Annette Lareau observes that family class has brought about inequalities in the US. She suggests that America is full of opportunity but also challenged by inequality. She considers that such an inequality is brought about by differences in family classes. According to Lareau, families of United States are classified into middle class, working class and poor families. Children reared in poor and working class families are usually faced by economic strains and poverty while the middle class children are reared with enough resources. Children from middle class have institutional advantages and acquire skills that they can use to help them in future.  Therefore, poverty among the poor and the working class promotes inequality. This is because as children from middle class families gain skills that they will use to improve their lives in future, children from poor and working class families remain poor even in future. In this regard, poor and working class families will never enjoy opportunities that the economy of the US presents to their counterparts from the middle class.

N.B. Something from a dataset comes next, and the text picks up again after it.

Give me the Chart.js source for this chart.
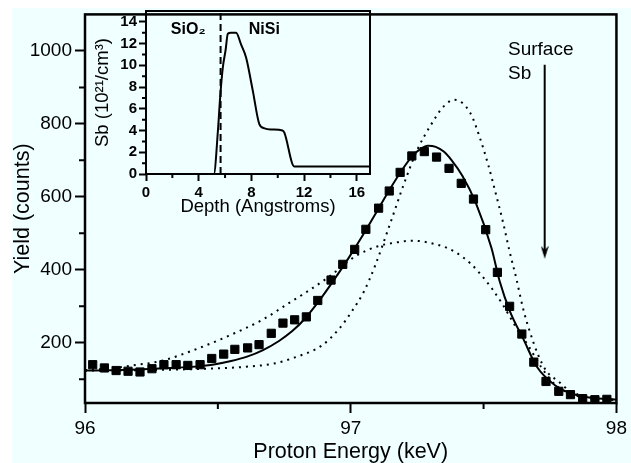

Larreau (n.d.) suggests that individualism in United States plays a crucial role in passing on poverty from one poor generation to the next through educational attainments. She indicates that two-thirds of American Children achieve their parent’s educational levels, while the other third follow a different path from those of their parents. In this case, education has a way of rewarding the rich and keeping those who are poor to become poorer. United States of America finds it difficult to achieve the principles of equality and opportunity because people from poor families remain poorer from generation to generation due to lack of good education. Due to their poverty, poor families lack resources to educate their children. As a result, such children may end up leaving school before joining college or the University. On the other hand, children from middle class families have resources and can go to school to the highest level possible; hence they get good educational skills and good jobs that will keep them rich. Therefore, the rich become richer and the poor remain poor. In this case, poverty and lack of education interact to increase the challenges facing equality and opportunity in United States.

Another key factor that causes the challenges affecting the principles of equality and opportunity in United States is work setting. An example of work setting that is likely to increase the problems of inequality and lack of opportunity is a work setting that considers women as appropriate for low paying hard work and men as appropriate for skillful and high-paying jobs. Karen Hossfeld argues that gendering of workers at the work place affects workplace culture and causes poverty to some gender. Femininity influences the hiring decisions of some managers. Some women find factory and wage-earning jobs as non-feminine. They also use their earnings to promote their femininity through manicures, hair styling and make-ups. On the other hand, men work in factories and wage earning jobs to prosper themselves. In this case, families that depend solely on the women send up remaining poor while those with a male bread winner end up becoming rich. This shows that work settings that are based on feminism and masculinity increases poverty for women groups and increases riches for men. This increases problems of gender inequality and lack of opportunity for women who would have otherwise contributed well to the progress of their families and the nation if they would have been given the chance.

From this analysis, it is clear that poverty in various groups challenge the principles of equality and opportunity. For instance; education benefits the rich, workplace favours men and Latinos over women and blacks, and whites get more earnings that blacks. Poverty causes the poor to lack education, women to settle for poor payment, and blacks to miss jobs.

 

References list

Hossfeld, K.J. (n.d.) Gender, Race, and Class in the Silicon Valley.

Jordan, M. (n.d.). Black vs. White at work.

Lareau, A. (n.d.). Unequal Childhoods: Class, Race, and Family Life.

Muhammad, D. (n.d.). Race and Extreme Inequality.